= What is being asked =
Extract only the first line of the listing and every line after it up to and including the one with "import plotly.graph_objects as go". Omit the pictures.

##############################

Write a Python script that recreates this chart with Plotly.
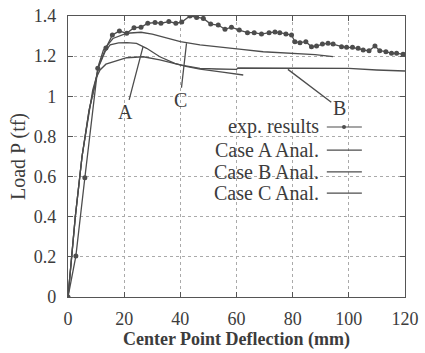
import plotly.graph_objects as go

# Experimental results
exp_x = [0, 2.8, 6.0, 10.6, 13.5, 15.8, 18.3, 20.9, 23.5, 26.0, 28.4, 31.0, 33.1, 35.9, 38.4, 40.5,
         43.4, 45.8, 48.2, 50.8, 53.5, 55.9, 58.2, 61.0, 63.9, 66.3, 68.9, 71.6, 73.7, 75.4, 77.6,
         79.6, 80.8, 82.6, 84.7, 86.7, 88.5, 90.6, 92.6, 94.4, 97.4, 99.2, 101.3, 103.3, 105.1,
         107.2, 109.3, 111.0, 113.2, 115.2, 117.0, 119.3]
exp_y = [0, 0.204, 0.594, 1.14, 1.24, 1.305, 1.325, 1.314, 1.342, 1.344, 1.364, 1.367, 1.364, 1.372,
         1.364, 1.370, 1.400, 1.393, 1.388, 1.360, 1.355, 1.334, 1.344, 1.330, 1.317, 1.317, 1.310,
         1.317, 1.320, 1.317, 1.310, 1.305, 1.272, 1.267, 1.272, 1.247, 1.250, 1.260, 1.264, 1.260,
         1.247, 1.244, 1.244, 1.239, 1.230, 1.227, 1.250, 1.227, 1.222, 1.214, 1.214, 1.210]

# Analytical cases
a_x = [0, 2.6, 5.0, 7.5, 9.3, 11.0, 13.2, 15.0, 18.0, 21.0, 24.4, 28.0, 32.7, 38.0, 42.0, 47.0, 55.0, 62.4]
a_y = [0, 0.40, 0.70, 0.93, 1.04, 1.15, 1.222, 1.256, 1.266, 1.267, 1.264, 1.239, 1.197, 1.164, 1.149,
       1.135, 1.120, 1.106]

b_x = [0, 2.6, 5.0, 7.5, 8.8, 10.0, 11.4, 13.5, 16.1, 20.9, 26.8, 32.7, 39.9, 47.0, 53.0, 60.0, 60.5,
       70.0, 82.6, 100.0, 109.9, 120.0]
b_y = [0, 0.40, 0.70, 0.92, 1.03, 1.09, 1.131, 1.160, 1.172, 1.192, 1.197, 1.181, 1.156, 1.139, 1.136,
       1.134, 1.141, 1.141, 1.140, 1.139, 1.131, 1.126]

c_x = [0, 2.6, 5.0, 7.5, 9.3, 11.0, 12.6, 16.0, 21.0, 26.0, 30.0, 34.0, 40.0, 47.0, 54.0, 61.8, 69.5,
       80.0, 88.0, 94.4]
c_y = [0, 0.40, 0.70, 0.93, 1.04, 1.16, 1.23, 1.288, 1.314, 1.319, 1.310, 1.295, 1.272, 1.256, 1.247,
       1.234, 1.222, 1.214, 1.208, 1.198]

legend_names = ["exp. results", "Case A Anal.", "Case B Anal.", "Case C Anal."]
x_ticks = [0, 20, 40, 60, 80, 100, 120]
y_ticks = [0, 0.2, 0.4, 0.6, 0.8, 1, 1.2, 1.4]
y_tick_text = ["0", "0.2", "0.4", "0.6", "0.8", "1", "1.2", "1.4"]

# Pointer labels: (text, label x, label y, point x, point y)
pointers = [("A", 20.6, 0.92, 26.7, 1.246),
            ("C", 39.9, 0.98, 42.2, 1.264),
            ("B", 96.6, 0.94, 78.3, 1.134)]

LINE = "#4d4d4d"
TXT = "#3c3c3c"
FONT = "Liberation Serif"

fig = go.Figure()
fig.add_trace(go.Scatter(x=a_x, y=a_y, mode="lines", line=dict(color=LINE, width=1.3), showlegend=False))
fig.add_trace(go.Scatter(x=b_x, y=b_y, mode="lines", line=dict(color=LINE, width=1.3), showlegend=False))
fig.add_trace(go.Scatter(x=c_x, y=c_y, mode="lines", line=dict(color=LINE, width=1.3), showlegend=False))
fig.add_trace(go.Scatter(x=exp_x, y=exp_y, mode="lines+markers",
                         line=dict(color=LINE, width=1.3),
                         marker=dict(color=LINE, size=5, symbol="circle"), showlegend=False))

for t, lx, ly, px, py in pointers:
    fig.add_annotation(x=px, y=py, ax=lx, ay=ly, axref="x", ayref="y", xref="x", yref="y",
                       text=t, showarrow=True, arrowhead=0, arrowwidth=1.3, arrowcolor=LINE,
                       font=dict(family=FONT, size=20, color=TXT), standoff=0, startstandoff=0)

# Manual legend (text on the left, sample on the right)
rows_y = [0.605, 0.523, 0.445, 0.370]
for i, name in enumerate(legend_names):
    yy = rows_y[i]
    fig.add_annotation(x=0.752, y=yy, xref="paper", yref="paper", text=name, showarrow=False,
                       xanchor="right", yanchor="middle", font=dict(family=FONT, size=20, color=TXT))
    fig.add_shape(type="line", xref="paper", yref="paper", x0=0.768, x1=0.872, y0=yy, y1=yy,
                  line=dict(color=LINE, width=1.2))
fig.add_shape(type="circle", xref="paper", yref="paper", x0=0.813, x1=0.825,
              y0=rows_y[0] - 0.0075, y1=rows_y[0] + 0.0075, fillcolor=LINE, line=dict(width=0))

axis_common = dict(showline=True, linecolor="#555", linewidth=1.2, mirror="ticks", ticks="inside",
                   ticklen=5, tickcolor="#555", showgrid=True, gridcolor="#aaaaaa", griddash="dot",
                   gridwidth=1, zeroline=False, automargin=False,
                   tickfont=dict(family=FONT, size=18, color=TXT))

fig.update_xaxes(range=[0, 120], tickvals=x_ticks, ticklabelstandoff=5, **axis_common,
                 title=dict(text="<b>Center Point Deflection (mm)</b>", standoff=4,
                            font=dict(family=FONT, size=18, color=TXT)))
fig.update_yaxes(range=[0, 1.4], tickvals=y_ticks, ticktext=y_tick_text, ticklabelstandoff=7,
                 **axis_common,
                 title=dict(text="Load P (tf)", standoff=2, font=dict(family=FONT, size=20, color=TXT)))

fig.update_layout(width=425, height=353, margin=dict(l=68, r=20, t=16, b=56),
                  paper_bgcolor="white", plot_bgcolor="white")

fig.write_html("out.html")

##############################

= Final result =
Write a Python script that recreates this chart with Plotly.
import plotly.graph_objects as go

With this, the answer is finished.